Het hof zal geen voorlopige contactregeling bepalen tussen de vader en [minderjarige] . Hierbij overweegt het hof dat [minderjarige] al lange tijd geen contact meer met de vader heeft gehad. De moeder heeft angst voor de vader, hetgeen effect heeft op het beeld dat [minderjarige] van de vader heeft. Verder kent het hof belang toe aan het advies van de raad dat het vastleggen van een (voorlopige) regeling zonder voorafgaande hulp en adequate begeleiding een tegenovergesteld effect zou kunnen hebben.
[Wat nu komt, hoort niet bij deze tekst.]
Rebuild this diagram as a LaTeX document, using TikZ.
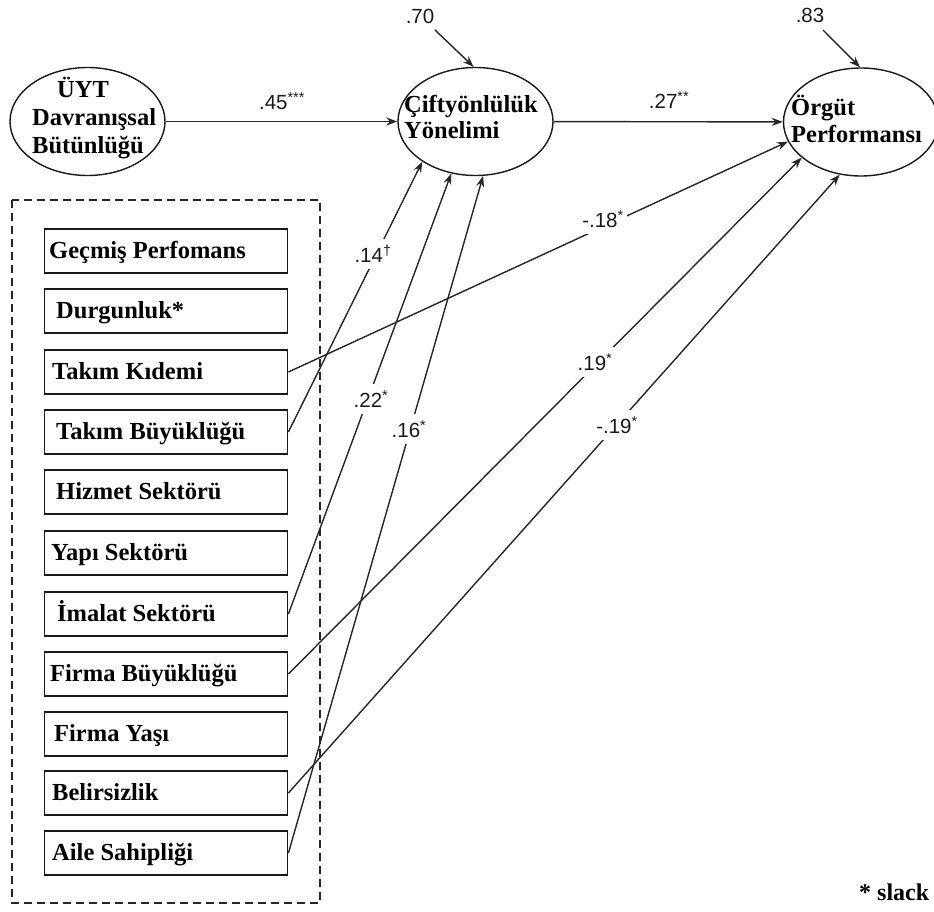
\documentclass[tikz,border=0pt]{standalone}
\usepackage{fontspec}
\setmainfont{Liberation Serif}
\newfontfamily\coeffont{Liberation Sans}
\usetikzlibrary{arrows.meta,shapes.geometric}

\tikzset{
  latent/.style={ellipse, draw=black!90, line width=1.4pt,
    minimum width=155pt, minimum height=108pt, inner sep=0pt},
  ctrlbox/.style={rectangle, draw=black!90, line width=1.4pt,
    minimum width=243pt, minimum height=44pt, inner sep=0pt, anchor=west},
  vname/.style={font=\fontsize{24.5}{27}\selectfont\bfseries,
    anchor=base west, inner sep=0pt},
  coef/.style={font=\coeffont\fontsize{20.5}{22}\selectfont, text=black!90,
    inner sep=0pt},
  coefcut/.style={coef, fill=white, inner xsep=3pt, inner ysep=6pt},
  link/.style={draw=black!85, line width=1.4pt,
    -{Stealth[length=11pt,width=8pt]}},
  groupframe/.style={draw=black!85, line width=1.4pt,
    dash pattern=on 8pt off 5pt},
}

\begin{document}
\begin{tikzpicture}[x=1pt,y=-1pt]
\useasboundingbox (0,0) rectangle (934,912);

% latent constructs
\node[latent] (c1) at (87.5,121.5) {};
\node[latent] (c2) at (475.5,121.5) {};
\node[latent] (c3) at (861,122) {};

\node[vname] (c1a) at (57,98)  {ÜYT};
\node[vname] (c1b) at (32,126) {Davranışsal};
\node[vname] (c1c) at (32,154) {Bütünlüğü};

\node[vname] (c2a) at (404,113) {Çiftyönlülük};
\node[vname] (c2b) at (404,139) {Yönelimi};

\node[vname] (c3a) at (791,116) {Örgüt};
\node[vname] (c3b) at (791,143) {Performansı};

% control variables
\draw[groupframe] (12,200) rectangle (320,903);
\foreach \i/\y/\tx/\txt in {
   1/251/49/{Geçmiş Perfomans},
   2/311/56/{Durgunluk*},
   3/372/52/{Takım Kıdemi},
   4/432/56/{Takım Büyüklüğü},
   5/492/56/{Hizmet Sektörü},
   6/553/51/{Yapı Sektörü},
   7/614/57/{İmalat Sektörü},
   8/674/50/{Firma Büyüklüğü},
   9/734/54/{Firma Yaşı},
  10/793/52/{Belirsizlik},
  11/853/52/{Aile Sahipliği}} {
  \node[ctrlbox] (b\i) at (44,\y) {};
  \node[vname] (t\i) at (\tx,\y+7) {\txt};
}

% structural paths
\draw[link] (c1) -- (c2);
\draw[link] (c2) -- (c3);

\coordinate (e70) at (435,30);
\coordinate (e83) at (823,30);
\draw[link] (e70) -- (c2.92);
\draw[link] (e83) -- (c3.91);

% control paths
\draw[link] (b3.east)  -- (c3.195);
\draw[link] (b4.east)  -- (c2.217);
\draw[link] (b7.east)  -- (c2.245);
\draw[link] (b8.east)  -- (c3.211);
\draw[link] (b10.east) -- (c3.248);
\draw[link] (b11.east) -- (c2.278);

% coefficients
\node[coef] (k45) at (282,101) {.45\textsuperscript{***}};
\node[coef] (k27) at (669,100) {.27\textsuperscript{**}};
\node[coef] (k70) at (420,16)  {.70};
\node[coef] (k83) at (810,15)  {.83};

\node[coefcut] (k14) at (373,254) {.14\textsuperscript{†}};
\node[coefcut] (k22) at (371,399) {.22\textsuperscript{*}};
\node[coefcut] (k16) at (409,429) {.16\textsuperscript{*}};
\node[coefcut] (k18) at (603,219) {-.18\textsuperscript{*}};
\node[coefcut] (k19) at (595,362) {.19\textsuperscript{*}};
\node[coefcut] (k19n) at (617,425) {-.19\textsuperscript{*}};

% footnote
\node[vname, font=\fontsize{24}{26}\selectfont\bfseries] (note) at (859,900) {* slack};
\end{tikzpicture}
\end{document}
Volledigheidshalve merkt het hof op dat tijdens de mondelinge behandeling is besproken dat de vader kaartjes zal sturen aan [minderjarige] . De moeder is daarmee akkoord gegaan.
3.10.
Het hof zal de verdere behandeling van de zaak aanhouden tot
5 september 2024pro forma, teneinde de resultaten van het onderzoek en het advies van de raad af te wachten. Partijen zullen vervolgens door het hof in de gelegenheid worden gesteld binnen twee weken schriftelijk te reageren op het rapport en het advies van de raad.
3.11.
Beslist wordt als volgt.

4.De beslissing

Het hof:
verzoekt de raad een onderzoek in te stellen conform hetgeen hiervoor onder rechtsoverweging 3.9. is overwogen;
verzoekt de raad tijdig vóór de hierna te noemen pro forma datum rapport en advies uit te brengen aan het hof, onder gelijktijdige verstrekking van een afschrift daarvan aan de raadslieden van partijen;
houdt iedere verdere beslissing aan tot PRO FORMA 5 september 2024.
Deze beschikking is gegeven door mrs. E.M.D.M. van der Linden, J.C.E. Ackermans-Wijn en K.A. Boshouwers en is op 29 februari 2024 uitgesproken in het openbaar in tegenwoordigheid van de griffier.